A recent report by the Student-Alumni Committee on Institutional Security Policy reveals that Harvard University had the highest rate of violent crime among top urban institutions in the years 2001-2002. Columbia was declared the safest institution, with Penn lagging behind several other top-tier schools.

The Boston-based group based its findings on violent crimes, which it defined as all murders, forcible sex offenses, robberies and armed assaults that occurred on or just off campus. They were concerned solely with crimes in which students were the victims.

The committee used data provided by the U.S. Department of Education to compare Harvard with Columbia University, Penn, the University of Chicago, University of Michigan, Massachusetts Institute of Technology and Yale University.

"Relative to Harvard, the rate of violent crime per student appears to be about 50 percent lower at Penn," SACISP concluded on its Web site.

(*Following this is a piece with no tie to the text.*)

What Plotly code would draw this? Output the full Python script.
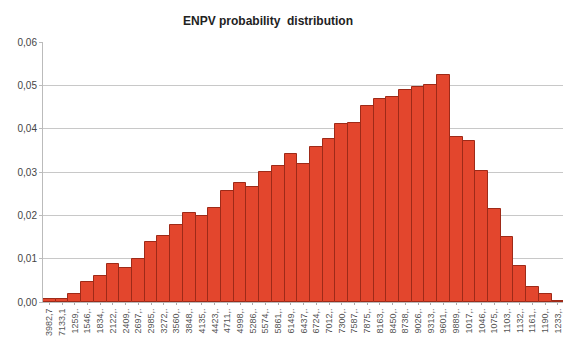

James Herms, co-founder of the committee, was critical of Harvard's lax attitude towards the security of its students. He repeatedly emphasized the importance of visible and plentiful police patrols.

"Columbia has a highly evolved security system -- the police are out there patrolling," he said. "In Harvard, they're hanging about."

Herms acknowledged that students should follow certain safety guidelines, such as not walking alone late at night. But he insisted that the legal responsibility for students' safety lies with the university.

"If Penn [is] a more dangerous place than Columbia, it has to have more security," he said.

While both are urban institutions, Columbia has some notable geographic differences to Penn that could affect crime rates. Columbia's primary campus area is closed off by gates, effectively isolating it from the surrounding city. In contrast, Penn's campus is entirely open.

Herms said safety administrators should consider controlling access to campus in a similar fashion to Columbia.

"That's part of making students safer," he said. Universities should do "whatever it takes" to protect students.

Education always plays an important role in increasing student safety. According to Herms, campuses will naturally attract criminals hoping to prey on well-to-do college students, so people should try to quickly learn which are the more dangerous areas around campus.

"Having a gentrified neighborhood can be just as bad as having a neighborhood that's totally demoralized," Herms said.

Howard Clery -- co-founder of Security on Campus, a national organization concerned with crime on campus -- said students were actually the greatest perpetrators of campus crime.

"Most of crime is student on student," he said. "Seventy percent is alcohol fueled."

Clery went on to say that "25 percent of female students will experience sexual crime of some kind, though only 5 percent will report it."

The U.S. Department of Justice has released a report entitled the Sexual Victimization of College Women in December 2000 confirming these statistics.